5. The AO did not accept the above Explanation. Relying on the judgment of the Supreme Court in Commissioner of Income Tax, Bombay Vs. Abdullahbhai Abdulkadar, , the AO took the view that unless the advance made was in the course of trading or incidental to the business of the assessed, the bad debts arising there from could not be treated as a business loss and was not admissible as a deduction.

6. The Commissioner of Income Tax (Appeals) [''CIT(A)''] dismissed the appeal filed by the assessed by holding that since the money was paid for purchase of a capital asset, and after purchase would have been shown in the balance sheet as such, the said sum constituted a capital loss and not a business loss.

7. In the further appeal filed by the Assessee, the Tribunal took the view that since the asset was in fact not purchased and any hope of the money being recovered was lost, the said sum constituted only a business loss and had to be allowed as such.

8. Ms. Sonia Mathur, learned Standing Counsel appearing on behalf of the Revenue submits that the impugned order of the Tribunal on this aspect suffers from perversity since the Tribunal appears to have accepted the submission, made for the first time by the assessed before it, that the sum advanced to M/s. Kapoor Sons was an advance rent and its non-return constituted a business loss. She further submits that when the assessed had itself taken the stand before the AO that the sum was advanced to purchase a capital asset, the Tribunal could not have possibly treated the non-return of the money so advanced as a business loss.

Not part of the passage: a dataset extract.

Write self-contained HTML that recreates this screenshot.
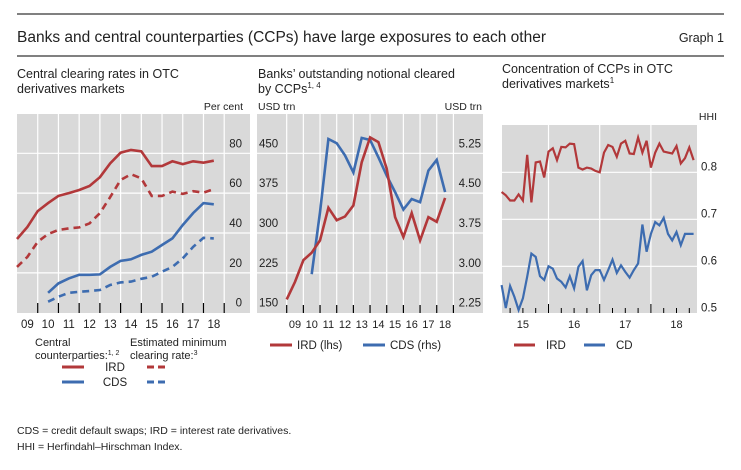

9. Appearing for the assessed, Mr. Satyen Sethi, learned Counsel did not dispute that the assessed indeed took the stand before the AO that the money had been advanced for the purchase of capital asset. Nevertheless he submitted that the said stand was a mistake. According to him the sum was only to be treated as a bad debt, the non-recovery of which was a business loss.

10. We find that the learned Counsel for the Revenue is right in her submission that the stand of the assessed before the AO was indeed that the amount had been advanced to M/s Kapoor Sons for purchase of a capital asset for the assessed. This is clear from the following letter dated 22nd September, 1997 written by the assessed to the AO:

The Company to strengthen its Board, inducted Sh. Harmohan Dhawan (Ex-civil Aviation Minister, GOI) and Sh. Sabarwal and these new directors with an approach to enlarge the wings of the company decided to go for its own premises. Accordingly, they gave down payment of Rs. 9 lacs to Kapoor Sons for their premises in Okhla, New Delhi. Since, Shri Harmohan Dhawan lose the election, went back to his home town, the newly introduced directors decided to resign. The assessed in great financial difficulties and so could not pay the entire consideration of premises it decided to purchase.

M/s. Kapoor Sons were pursued to refund the money which they refused and after waiting for three longs years, it was advised by company''s auditor to write off the amount of Rs. 9 lacs. The company acted as per advise of its statutory auditors and decided to write off this amount of Rs. 9 lacs as bad debits.

11. The Tribunal did not refer to this letter at all. It simply concluded that since no asset was purchased by the assessed, the amount could not be treated as a capital loss. We find that on the face of it, the impugned order of the Tribunal is contrary to the facts of the case. We are unable to countenance the submission of learned Counsel for the assessed that what was stated by the assessed in the aforementioned letter was a mistake. No such plea was taken at any time earlier either before the CIT (A) or the Tribunal by the assessed. The case of the assessed before the Tribunal was that the sum was paid as advance rent which is totally unsupported by the evidence brought on record. We find that the conclusion arrived at by the Tribunal that the non-recovery of the said sum was a business loss is contrary to assessed''s letter dated 22nd September, 1997 which makes the position explicit that it was advanced for the purchase of a capital asset. We find no infirmity in the order of the AO as well as in the order of the CIT (A) which holds that the non-recovery of sum of Rs. 9 lakh by the assessed would, in the facts of the present case, amount to a capital loss and cannot be allowed as a business or revenue loss.

12. In that view of the matter, the impugned order dated 24th February, 2006 is set aside and the substantial question of law framed in para 3 is answered in the negative that is in favor of the Revenue and against the assessed.

13. Accordingly, this appeal stands disposed of.